The concept behind the YouTube series “Hot Ones” is simple: Take the typical celebrity interview and spice it up with some hot wings. The show is extremely well researched, insightful and genuine. TruTV has decided to adapt “Hot Ones” into a game show on its channel: “Hot Ones: The Game Show.” The game show centers around two teams of “bros” as they devour some hot wings and answer some trivia for a cash prize.
Despite all the game show’s theatricality and flair, where the YouTube series is wholesome, fun and entertaining, the game show is just plain bland. “Hot Ones: The Game Show” doesn’t add anything new or interesting to the game show formula and lacks the heart that made the YouTube series so successful.
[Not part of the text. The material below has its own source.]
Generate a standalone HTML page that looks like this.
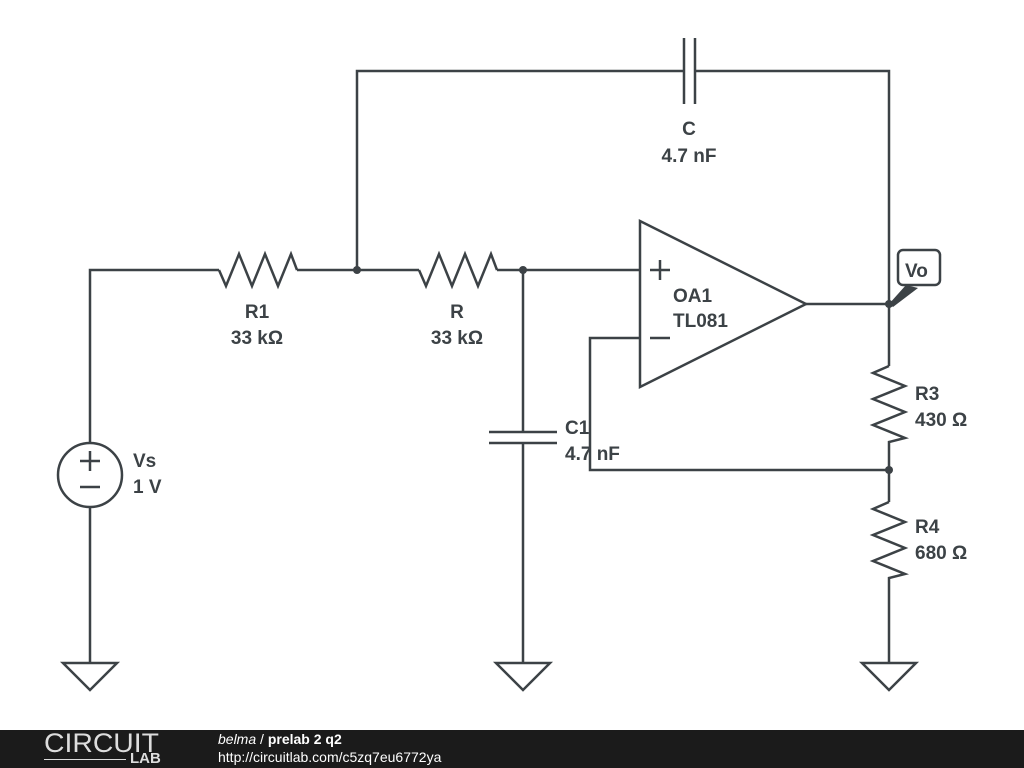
<!DOCTYPE html>
<html><head><style>
body{margin:0;width:1024px;height:768px;background:#fff;overflow:hidden;position:relative;font-family:"Liberation Sans",sans-serif}
.f{position:absolute;left:0;top:730px;width:1024px;height:38px;background:#1b1b1b;color:#fff}
</style></head><body>
<svg width="1024" height="730" style="position:absolute;left:0;top:0" font-family="Liberation Sans, sans-serif" font-weight="bold" font-size="19" fill="#3c4246">
<g stroke="#3c4246" stroke-width="2.5" fill="none" stroke-linejoin="miter">
<polyline points="90,443 90,270 219,270"/>
<polyline points="219,270 226,286 239,254 252,286 265,254 278,286 291,254 297,270"/>
<line x1="297" y1="270" x2="419" y2="270"/>
<polyline points="419,270 426,286 439,254 452,286 465,254 478,286 491,254 497,270"/>
<line x1="497" y1="270" x2="640" y2="270"/>
<polyline points="357,270 357,71 684,71"/>
<line x1="684" y1="38" x2="684" y2="104"/>
<line x1="695" y1="38" x2="695" y2="104"/>
<polyline points="695,71 889,71 889,366"/>
<line x1="806" y1="304" x2="889" y2="304"/>
<polygon points="640,221 640,387 806,304"/>
<line x1="650" y1="270" x2="670" y2="270"/><line x1="660" y1="260" x2="660" y2="280"/>
<line x1="650" y1="338" x2="670" y2="338"/>
<polyline points="640,338 590,338 590,470 889,470"/>
<polyline points="889,366 873,373 905,386 873,399 905,412 873,425 905,438 889,442 889,502"/>
<polyline points="889,502 873,509 905,522 873,535 905,548 873,561 905,574 889,578 889,663"/>
<polyline points="523,270 523,432"/>
<line x1="489" y1="432" x2="557" y2="432"/>
<line x1="489" y1="443" x2="557" y2="443"/>
<line x1="523" y1="443" x2="523" y2="663"/>
<circle cx="90" cy="475" r="32"/>
<line x1="80" y1="461" x2="100" y2="461"/><line x1="90" y1="451" x2="90" y2="471"/>
<line x1="80" y1="487" x2="100" y2="487"/>
<line x1="90" y1="507" x2="90" y2="663"/>
<polygon points="63,663 117,663 90,690"/>
<polygon points="496,663 550,663 523,690"/>
<polygon points="862,663 916,663 889,690"/>
<rect x="898" y="250" width="42" height="35" rx="5"/>
</g>
<polygon points="889,304 906,285 918,288 893,307"/>
<circle cx="357" cy="270" r="4"/><circle cx="523" cy="270" r="4"/><circle cx="889" cy="304" r="4"/><circle cx="889" cy="470" r="4"/>
<text x="905" y="277">Vo</text>
<text x="689" y="135" text-anchor="middle">C</text>
<text x="689" y="162" text-anchor="middle">4.7 nF</text>
<text x="257" y="318" text-anchor="middle">R1</text>
<text x="257" y="344" text-anchor="middle">33 kΩ</text>
<text x="457" y="318" text-anchor="middle">R</text>
<text x="457" y="344" text-anchor="middle">33 kΩ</text>
<text x="673" y="302">OA1</text>
<text x="673" y="327">TL081</text>
<text x="565" y="434">C1</text>
<text x="565" y="460">4.7 nF</text>
<text x="133" y="467">Vs</text>
<text x="133" y="493">1 V</text>
<text x="915" y="400">R3</text>
<text x="915" y="426">430 Ω</text>
<text x="915" y="533">R4</text>
<text x="915" y="559">680 Ω</text>
</svg>
<div class="f">
<div style="position:absolute;left:44px;top:-2px;font-size:27px;letter-spacing:0px;color:#ddd;transform:scaleX(1.05);transform-origin:left">CIRCUIT</div>
<div style="position:absolute;left:44px;top:29px;width:82px;height:1px;background:#ddd"></div>
<div style="position:absolute;left:130px;top:21px;font-size:15px;font-weight:bold;color:#ddd;line-height:16px">LAB</div>
<div style="position:absolute;left:218px;top:1px;font-size:14px;color:#fff"><i>belma</i> / <b>prelab 2 q2</b></div>
<div style="position:absolute;left:218px;top:19px;font-size:14px;color:#fff">http://circuitlab.com/c5zq7eu6772ya</div>
</div>
</body></html>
So what’s so bad about the game show adaptation?
Let’s start with the host. Part of what makes the Hot Ones series on YouTube so engaging is the interviewer himself. Sean Evans is an absolutely fantastic interviewer: He is thoughtful and funny, bringing the right amount of energy to his interviews. Unfortunately for Sean, interviewing celebrities across a table and hosting a game show aren’t the same thing. His voice hardly carries across the stage, and his interactions with contestants are dry and lifeless. In the new fantastic world of lights and spectacle of the game show set, he looks meek and out of his element.
The game is divided into three rounds: In the first two rounds, the teams “clean the wing,” answering a series of trivia from Sean for increasingly large cash prizes. If a team answers a question incorrectly, the other team automatically wins that money. The categories of questions revolve around pop culture. In the final round, the team with the most money has the chance to win $25,000 by playing a condensed version of charades.
The game’s structure doesn’t provide that much entertainment, either. Since a team that answers incorrectly has more to lose, it is a riskier move to answer a trivia question than to stay silent. During the premiere, one team walked away almost uncontested despite not attempting to answer the majority of the trivia. Besides these strange rules, the show doesn’t present its audience with anything else that any other game show hasn’t done a thousand times before, and better. If not for the hot wings, the show would look like “Jeopardy!” for dude-bros.
Despite all of this, there are some aspects of the show that aren’t all that bad: The set itself is incredible. It maintains the dark, ambient design of the original YouTube series with an updated version of the iconic logo. The show also has “behind the scenes” footage of contestants struggling to finish their intensely spicy wings (the puke bucket is also a nice touch).
They say all good things must come to an end. In that case, all good YouTube channels must become game shows. Television has a way of eating up the authenticity of YouTube and spitting out the shell. Lucky for those of us with a sense of taste, Hot Ones has returned to YouTube for season 11.